Since its launch, Basis has garnered over 3,000 users, and sees 60 percent active users every day. The app is currently available on the Google Play Store.
Women and finance
According to Hena, the challenges that women face with money are quite different compared to men. Although statistically, women live longer, have higher healthcare costs, tend to take more career breaks, and encounter gender pay gap, most financial services are designed for men, and offer very generic solutions that don't include the needs of women, she adds.
Hena also points out that very few women in India invest their money in equities, despite the abundant research that suggests women are better at investing.
“The fact that all financial products are defaulted to men, does not make it appealing to India's women investors.”
The road to entrepreneurship
Brought up in Bengaluru, Hena, pursued computer science at the University of Pennsylvania and spent the first five years of her career building technology products at Goldman Sachs.
In early 2014, intrigued by the buzzing startup ecosystem in Bengaluru, she decided to take a leap of faith, and sold all her belongings in New York, and booked a one-way ticket back home. Soon, she found a fit at Ezetap, then a series B funded startup, and spent 2 years working as a product manager.

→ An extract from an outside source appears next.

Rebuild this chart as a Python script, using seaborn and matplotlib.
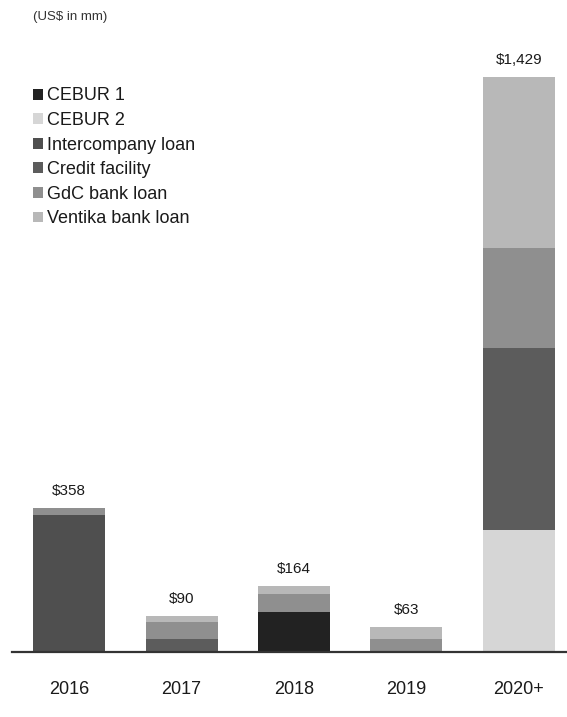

While at Ezetap, Hena decided to pursue an MBA after she realised how much she still needed to learn about running a company. While pursuing her degree, Hena also worked as a product manager in San Francisco, where she built products in the lending space. After finishing her MBA, she returned to Bengaluru, and set foot into the world of entrepreneurship with Basis.
“Being an entrepreneur requires a ton of grit, tenacity and resilience, and I’ve been working on developing those qualities over the last several months. It also takes a village. Your support system is everything, both professionally and personally,” Hena adds.

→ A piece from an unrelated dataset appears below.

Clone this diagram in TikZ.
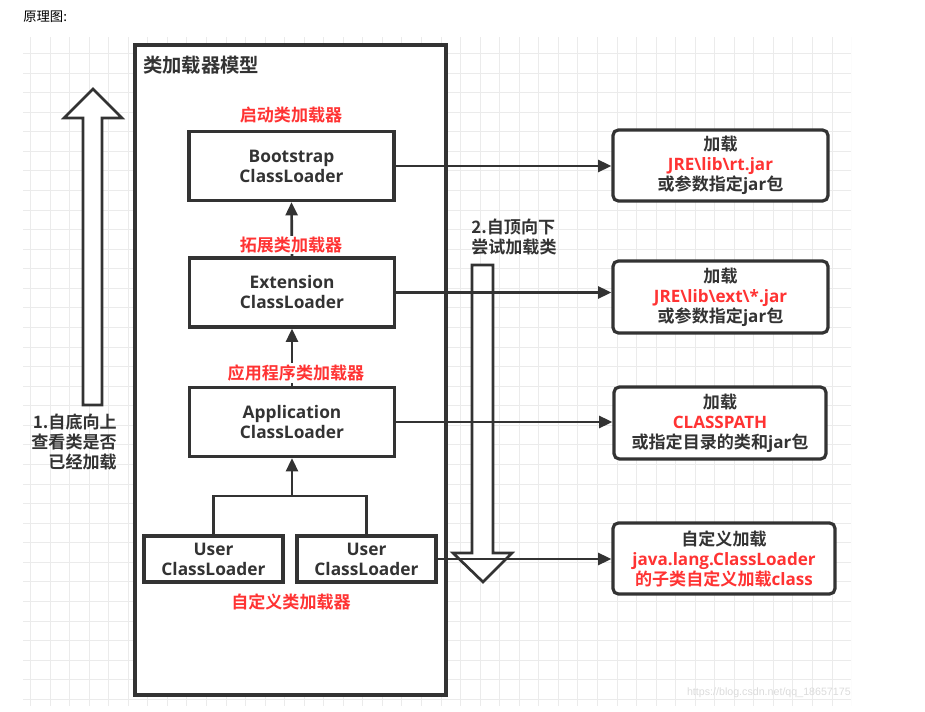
\documentclass[tikz,border=0pt]{standalone}
\usepackage{fontspec}
\usepackage{tikz}
\usetikzlibrary{arrows.meta}
\setmainfont{Open Sans}
\newfontfamily\cjk{Noto Sans CJK SC}[BoldFont={Noto Sans CJK SC Bold}]
\newfontfamily\wmfont{Liberation Sans}
\definecolor{dk}{HTML}{333333}
\definecolor{rd}{HTML}{FF3333}
\definecolor{gridc}{HTML}{EBEBEB}
\def\px{0.75pt}

\begin{document}
\begin{tikzpicture}[x=0.75pt,y=-0.75pt,
	loader/.style={draw=dk,line width=2.4pt,fill=white,text=dk,align=center,inner sep=0pt,
		minimum width=205*\px,minimum height=69*\px,font=\fontsize{13}{15}\selectfont\bfseries},
	jarbox/.style={draw=dk,line width=2.4pt,fill=white,rounded corners=4pt,text=dk,align=center,
		inner sep=0pt,minimum width=215*\px,minimum height=71*\px,font=\fontsize{12.8}{15}\selectfont\bfseries},
	tag/.style={text=rd,fill=white,inner sep=1pt,font=\fontsize{12.8}{15}\selectfont\bfseries\cjk},
	note/.style={text=dk,inner sep=0pt,font=\fontsize{12.8}{15}\selectfont\bfseries\cjk},
	link/.style={draw=dk,line width=2pt,-{Triangle[length=10pt,width=9pt]}},
	tie/.style={draw=dk,line width=2pt},
	hollow/.style={draw=dk,line width=2pt,fill=white,line join=miter}]
	\useasboundingbox (0,0) rectangle (925,712);
	
	%GRID
	\begin{scope}
		\clip (23,37) rectangle (851,706);
		\foreach \i in {0,...,42}
			\draw[gridc,line width=0.75pt] (30.5+19.55*\i,37)--++(0,669);
		\foreach \j in {0,...,33}
			\draw[gridc,line width=0.75pt] (23,53.5+19.57*\j)--++(828,0);
	\end{scope}
	\node[anchor=west,inner sep=0pt,font=\fontsize{10}{12}\selectfont\cjk] (caption) at (23,17) {原理图:};
	\node[anchor=east,inner sep=0pt,text=black!14,font=\wmfont\fontsize{8}{10}\selectfont] (mark) at (851,693) {https://blog.csdn.net/qq\_18657175};
	
	%MODEL BOX
	\node[draw=dk,line width=2.4pt,fill=white,inner sep=0pt,minimum width=311*\px,minimum height=650*\px] (model) at (290.5,370) {};
	\node[anchor=west,inner sep=0pt,text=dk,font=\fontsize{14.5}{17}\selectfont\bfseries\cjk] (title) at (143,65) {类加载器模型};
	
	%HOLLOW ARROWS
	\draw[hollow] (83,405)--(83,118)--(64,118)--(93,89)--(122,118)--(102,118)--(102,405)--cycle; %up
	\draw[hollow] (472,265)--(472,553)--(453,553)--(483,582)--(512,553)--(493,553)--(493,265)--cycle; %down
	\node[note,align=right,anchor=east] (upnote) at (117,442) {1.自底向上\\查看类是否\\已经加载};
	\node[note,align=left,anchor=west] (downnote) at (471,237) {2.自顶向下\\尝试加载类};
	
	%LOADERS
	\node[loader] (boot) at (291.5,166) {Bootstrap\\ClassLoader};
	\node[loader] (ext) at (292,292.5) {Extension\\ClassLoader};
	\node[loader] (app) at (292,422) {Application\\ClassLoader};
	\node[loader,minimum width=139*\px,minimum height=46*\px] (user1) at (213.5,559) {User\\ClassLoader};
	\node[loader,minimum width=139*\px,minimum height=46*\px] (user2) at (366.5,559) {User\\ClassLoader};
	
	\coordinate (fork) at (292,496);
	\draw[tie] (user1.north) |- (fork) -| (user2.north);
	\draw[link] (fork) -- (app.south);
	\draw[link] (app.north) -- (ext.south);
	\draw[link] (ext.north) -- (boot.south);
	
	\node[tag] (boottag) at (291,115) {启动类加载器};
	\node[tag] (exttag) at (291,245) {拓展类加载器};
	\node[tag] (apptag) at (296,373) {应用程序类加载器};
	\node[tag] (usertag) at (291,602) {自定义类加载器};
	
	%JAR BOXES
	\node[jarbox] (jar1) at (720.5,165.5) {{\cjk 加载}\\{\color{rd}JRE\textbackslash lib\textbackslash rt.jar}\\{\cjk 或参数指定}jar{\cjk 包}};
	\node[jarbox,minimum height=72*\px] (jar2) at (720.5,297) {{\cjk 加载}\\{\color{rd}JRE\textbackslash lib\textbackslash ext\textbackslash *.jar}\\{\cjk 或参数指定}jar{\cjk 包}};
	\node[jarbox,minimum width=212*\px,minimum height=72*\px] (jar3) at (720,423) {{\cjk 加载}\\{\color{rd}CLASSPATH}\\{\cjk 或指定目录的类和}jar{\cjk 包}};
	\node[jarbox,minimum width=222*\px] (jar4) at (724,558.5) {{\cjk 自定义加载}\\{\color{rd}java.lang.ClassLoader}\\{\color{rd}{\cjk 的子类自定义加载}class}};
	
	\draw[link] (boot.east) -- (boot.east -| jar1.west);
	\draw[link] (ext.east) -- (ext.east -| jar2.west);
	\draw[link] (app.east) -- (app.east -| jar3.west);
	\draw[link] (user2.east) -- (user2.east -| jar4.west);
\end{tikzpicture}
\end{document}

And while entrepreneurship is a hard journey, she says it is extremely rewarding. She loves hearing positive feedback from Basis customers, and says it’s even better when she hears that they refer the platform to their friends. She adds that her eight-member team also make her love going to work every day.
For the past five years, Hena has also been heading the LeanIn Women Bengaluru chapter, which focuses on empowering women, as her passion project.
Hena envisions Basis becoming the one destination for women to rely on when it comes to anything finance-related: be it advice, a peer group, or guidance.
“I strongly believe we need to have a strong ecosystem that supports women entrepreneurs. We need many more women in VC. We also need to start enhancing the sisterhood culture among women. Let’s have each other’s backs, no matter what,” she adds.
And while spearheading projects as an entrepreneur is important, Hena also believes one needs to dedicate time to themselves.
To keep herself balanced, she also spends her time doing yoga, getting eight hours of sleep every day, and cherishing moments with her loved ones. “Without those three things,” Hena says, “I would definitely burn out.”